May 15th, 2021 10:19 AM

Watch or read the mainstream media news and a constant theme they have been promoting incessantly since the election (and well before that) is of a divided Republican Party engaged in a civil war. Well, longtime political reporter and Politico columnist Jeff Greenfield took a look at that claim and described it as wishful thinking hogwash.

Although Greenfield dislikes Trump and had plenty to trash Republicans on, he has been around long enough to know how easily liberals can be deceived into the smug comfort of false hope by the media.

The very title of his column published on Wednesday reflected that opinion, "A GOP Civil War? Don’t Bet On It":

Among Democrats painfully aware of their tiny or non-existent margins in the House and Senate, the prospect of a divided Republican Party offers hope that this “civil war” will redound to Democrats’ advantage in 2022.

They shouldn’t be so sure.

First, beyond a few spats that make headlines, it’s getting harder to detect any serious division among rank-and-file Republicans.

(....)

Second, and more significant, history is littered with times that critics on the left, and in the pundit class, were positive the Republican Party was setting itself up for defeat by embracing its extremes ... only to watch the party comfortably surge into power.

Again, Greenfield isn't a conservative, MAGA supporter, or even a Republican, so he had to work in some digs at the GOP, griping about unfair "structural advantages" like GOP "gerrymanding," the Electoral College, state legislatures being somehow unfair, "statistically 'wasted' votes in landslide Democratic districts," and the premise of the U.S. Senate.

Ah, there's the leftist disgust for the right that we all can recognize!

Greenfield went back to the cold, hard truth for his fellow lefties, warning them that support for Trump "may actually enhance, rather than lessen, its chances" at returning to power, adding: "What we’re seeing isn’t a civil war.

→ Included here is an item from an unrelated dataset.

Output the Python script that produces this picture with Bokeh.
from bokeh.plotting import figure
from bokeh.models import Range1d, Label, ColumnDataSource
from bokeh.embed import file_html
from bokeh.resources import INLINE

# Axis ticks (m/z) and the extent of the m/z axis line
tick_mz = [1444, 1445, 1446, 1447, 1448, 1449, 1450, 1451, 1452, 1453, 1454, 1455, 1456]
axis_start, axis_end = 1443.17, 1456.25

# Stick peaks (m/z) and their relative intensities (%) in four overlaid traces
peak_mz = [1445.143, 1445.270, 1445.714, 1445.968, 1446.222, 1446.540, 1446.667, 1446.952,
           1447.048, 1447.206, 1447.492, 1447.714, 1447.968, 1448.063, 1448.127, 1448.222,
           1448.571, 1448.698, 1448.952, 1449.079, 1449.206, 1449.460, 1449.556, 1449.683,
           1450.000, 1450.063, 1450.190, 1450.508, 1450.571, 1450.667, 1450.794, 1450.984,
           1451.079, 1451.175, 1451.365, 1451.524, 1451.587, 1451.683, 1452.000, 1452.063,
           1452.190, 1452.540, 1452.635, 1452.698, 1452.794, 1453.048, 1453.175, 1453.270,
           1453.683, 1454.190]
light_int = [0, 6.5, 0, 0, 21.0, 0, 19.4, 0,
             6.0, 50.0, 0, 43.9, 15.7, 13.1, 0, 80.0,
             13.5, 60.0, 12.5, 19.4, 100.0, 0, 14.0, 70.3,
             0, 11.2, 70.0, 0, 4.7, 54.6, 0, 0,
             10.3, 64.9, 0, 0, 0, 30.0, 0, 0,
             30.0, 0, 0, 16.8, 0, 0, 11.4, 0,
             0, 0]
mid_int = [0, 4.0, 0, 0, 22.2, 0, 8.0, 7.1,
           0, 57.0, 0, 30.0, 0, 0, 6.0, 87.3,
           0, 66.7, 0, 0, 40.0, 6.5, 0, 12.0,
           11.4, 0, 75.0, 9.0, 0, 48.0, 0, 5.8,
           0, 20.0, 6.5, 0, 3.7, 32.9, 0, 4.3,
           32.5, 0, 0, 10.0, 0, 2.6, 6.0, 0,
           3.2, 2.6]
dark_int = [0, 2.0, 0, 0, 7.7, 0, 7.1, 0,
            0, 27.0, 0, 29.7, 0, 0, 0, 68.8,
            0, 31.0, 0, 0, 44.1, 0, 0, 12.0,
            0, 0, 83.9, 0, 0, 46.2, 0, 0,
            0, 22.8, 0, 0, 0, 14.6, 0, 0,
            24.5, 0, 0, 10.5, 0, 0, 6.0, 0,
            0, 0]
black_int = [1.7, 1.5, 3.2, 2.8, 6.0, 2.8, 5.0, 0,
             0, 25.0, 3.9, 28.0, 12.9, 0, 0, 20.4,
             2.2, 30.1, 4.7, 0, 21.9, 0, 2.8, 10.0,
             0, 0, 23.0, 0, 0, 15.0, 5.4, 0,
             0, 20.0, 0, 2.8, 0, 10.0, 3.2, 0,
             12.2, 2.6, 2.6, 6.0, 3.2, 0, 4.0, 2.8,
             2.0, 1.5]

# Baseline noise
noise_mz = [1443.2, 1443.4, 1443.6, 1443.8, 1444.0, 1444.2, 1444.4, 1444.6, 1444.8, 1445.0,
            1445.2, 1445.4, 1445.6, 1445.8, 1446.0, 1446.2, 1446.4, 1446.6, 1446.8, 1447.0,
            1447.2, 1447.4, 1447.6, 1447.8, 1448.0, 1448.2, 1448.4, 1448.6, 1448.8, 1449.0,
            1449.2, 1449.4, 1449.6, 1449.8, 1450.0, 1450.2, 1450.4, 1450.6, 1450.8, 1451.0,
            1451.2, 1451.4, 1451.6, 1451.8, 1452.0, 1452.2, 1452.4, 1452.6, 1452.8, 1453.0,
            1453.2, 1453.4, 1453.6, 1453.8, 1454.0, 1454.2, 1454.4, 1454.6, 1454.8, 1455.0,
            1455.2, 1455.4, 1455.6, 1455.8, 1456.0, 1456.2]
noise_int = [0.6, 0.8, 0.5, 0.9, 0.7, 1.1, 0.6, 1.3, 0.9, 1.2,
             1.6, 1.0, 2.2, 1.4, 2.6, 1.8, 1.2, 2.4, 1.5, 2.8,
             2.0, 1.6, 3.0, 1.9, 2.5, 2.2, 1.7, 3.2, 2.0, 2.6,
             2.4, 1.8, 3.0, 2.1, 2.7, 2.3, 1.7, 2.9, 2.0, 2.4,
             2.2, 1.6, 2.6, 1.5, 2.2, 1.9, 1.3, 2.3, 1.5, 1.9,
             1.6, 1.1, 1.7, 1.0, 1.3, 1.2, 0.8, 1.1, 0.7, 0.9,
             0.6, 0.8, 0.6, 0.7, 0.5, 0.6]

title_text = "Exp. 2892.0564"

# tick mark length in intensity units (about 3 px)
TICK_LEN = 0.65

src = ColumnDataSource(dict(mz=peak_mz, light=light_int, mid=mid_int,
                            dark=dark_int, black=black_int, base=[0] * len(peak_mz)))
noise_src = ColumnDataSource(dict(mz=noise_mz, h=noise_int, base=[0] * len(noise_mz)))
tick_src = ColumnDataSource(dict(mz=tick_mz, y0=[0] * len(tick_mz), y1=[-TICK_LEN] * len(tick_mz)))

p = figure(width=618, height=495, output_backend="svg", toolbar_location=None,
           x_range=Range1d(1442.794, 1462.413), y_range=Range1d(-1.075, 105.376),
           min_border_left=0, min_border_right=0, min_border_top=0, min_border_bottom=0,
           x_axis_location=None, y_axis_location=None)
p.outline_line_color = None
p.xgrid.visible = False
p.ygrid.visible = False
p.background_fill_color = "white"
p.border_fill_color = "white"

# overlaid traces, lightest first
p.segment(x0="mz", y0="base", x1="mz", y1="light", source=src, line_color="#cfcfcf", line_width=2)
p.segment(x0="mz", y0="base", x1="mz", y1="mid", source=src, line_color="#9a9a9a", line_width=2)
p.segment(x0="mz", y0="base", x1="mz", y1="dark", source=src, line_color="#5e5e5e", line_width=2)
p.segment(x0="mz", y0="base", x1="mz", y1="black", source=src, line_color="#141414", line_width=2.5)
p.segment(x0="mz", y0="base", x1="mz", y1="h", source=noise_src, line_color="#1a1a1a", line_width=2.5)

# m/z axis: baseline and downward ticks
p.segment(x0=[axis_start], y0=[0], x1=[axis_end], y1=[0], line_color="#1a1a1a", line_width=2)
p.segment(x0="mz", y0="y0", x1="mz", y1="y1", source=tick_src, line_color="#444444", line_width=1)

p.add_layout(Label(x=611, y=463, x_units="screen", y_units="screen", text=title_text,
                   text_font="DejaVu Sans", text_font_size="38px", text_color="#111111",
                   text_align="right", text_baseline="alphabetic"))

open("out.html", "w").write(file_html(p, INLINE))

It’s a purge, and there’s every reason to believe it will work.

And yet, as Greenfield points out, the idea of a divided GOP continues to be promoted by the media such as the New York Times.

This is not the conclusion you’ll reach if you follow much of the mainstream press. A New York Times story on Saturday about Trump’s hold on the GOP quoted former Rep. Barbara Comstock, former Sen. Jeff Flake, GOP consultant Sarah Longwell and Republican strategist Scott Reed, all warning of the political danger of a Trumpcentric party. These are estimable public figures, none of whom remotely speaks for the Republican base. For the past few weeks, much media attention was focused on Michael Wood, the 34-year-old veteran running for a Texas seat with a message that the Republican Party had to move away from Trump. He wound up finishing ninth, with 3 percent of the vote.

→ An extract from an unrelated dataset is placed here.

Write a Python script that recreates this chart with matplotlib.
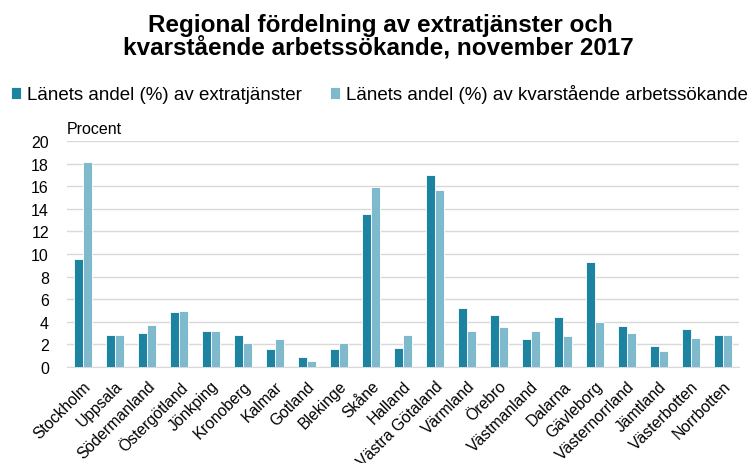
import numpy as np
import matplotlib
matplotlib.use("Agg")
import matplotlib.pyplot as plt

plt.rcParams["font.family"] = ["Liberation Sans", "DejaVu Sans"]

regions = ["Stockholm", "Uppsala", "Södermanland", "Östergötland", "Jönkping",
           "Kronoberg", "Kalmar", "Gotland", "Blekinge", "Skåne", "Halland",
           "Västra Götaland", "Värmland", "Örebro", "Västmanland", "Dalarna",
           "Gävleborg", "Västernorrland", "Jämtland", "Västerbotten", "Norrbotten"]
extratjanster = [9.6, 2.8, 3.0, 4.9, 3.2, 2.8, 1.6, 0.85, 1.6, 13.5, 1.7,
                 17.0, 5.2, 4.6, 2.5, 4.45, 9.3, 3.6, 1.85, 3.4, 2.85]
kvarstaende = [18.1, 2.8, 3.7, 5.0, 3.2, 2.1, 2.5, 0.55, 2.1, 15.9, 2.8,
               15.7, 3.15, 3.55, 3.15, 2.75, 3.95, 3.0, 1.4, 2.55, 2.8]
series_names = ["Länets andel (%) av extratjänster",
                "Länets andel (%) av kvarstående arbetssökande"]
colors = ["#1C84A1", "#7FBACC"]

W, H = 748, 464
fig = plt.figure(figsize=(W / 100, H / 100), dpi=100)
ax = fig.add_axes([67 / W, 1 - 368 / H, 672 / W, 226 / H])

x = np.arange(len(regions))
w = 0.28
ax.bar(x - w / 2, extratjanster, w, color=colors[0], edgecolor="white",
       linewidth=0.6, label=series_names[0], zorder=3)
ax.bar(x + w / 2, kvarstaende, w, color=colors[1], edgecolor="white",
       linewidth=0.6, label=series_names[1], zorder=3)

ax.set_xlim(-0.5, len(regions) - 0.5)
ax.set_ylim(0, 20)
ax.set_yticks(range(0, 21, 2))
ax.tick_params(axis="y", length=0, labelsize=11.5, pad=13)
ax.tick_params(axis="x", length=0, labelsize=11.3, pad=8)
ax.set_xticks(x)
ax.set_xticklabels(regions, rotation=45, ha="right", rotation_mode="anchor")
ax.yaxis.grid(True, color="#D9D9D9", linewidth=1, zorder=0)
for s in ["top", "right", "left"]:
    ax.spines[s].set_visible(False)
ax.spines["bottom"].set_color("#D9D9D9")

fig.text(67 / W, 1 - 130 / H, "Procent", fontsize=11.5, va="center")

# title, two lines placed by baseline
fig.text(380 / W, 1 - 32 / H, "Regional fördelning av extratjänster och",
         ha="center", va="baseline", fontsize=17.5, fontweight="bold")
fig.text(378 / W, 1 - 55 / H, "kvarstående arbetssökande, november 2017",
         ha="center", va="baseline", fontsize=17.5, fontweight="bold")

fig.legend(loc="center left", bbox_to_anchor=(11 / W, 1 - 95 / H), ncol=2,
           frameon=False, fontsize=13.5, handlelength=0.55, handleheight=0.55,
           handletextpad=0.3, columnspacing=1.5, borderaxespad=0,
           borderpad=0)

fig.savefig("out.png", dpi=100)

...A far better picture emerges when you consider the behavior at the grassroots. From one end of the country to the other, state and local Republicans have spoken with one voice.

...In state after state—Louisiana, North Carolina, South Carolina, Illinois, Kentucky, Nebraska, Michigan, Washington—local Republican parties are rallying around the ex-president, and censuring those who dare to critique him. If there is any counterweight to this mass impulse, if there are signs of any activity on the other side of this “civil war,” it is happening at a level so low as to be invisible.

But don't worry, liberals. Much of the media will continue to make you feel much better with assurances that the GOP is tearing itself apart.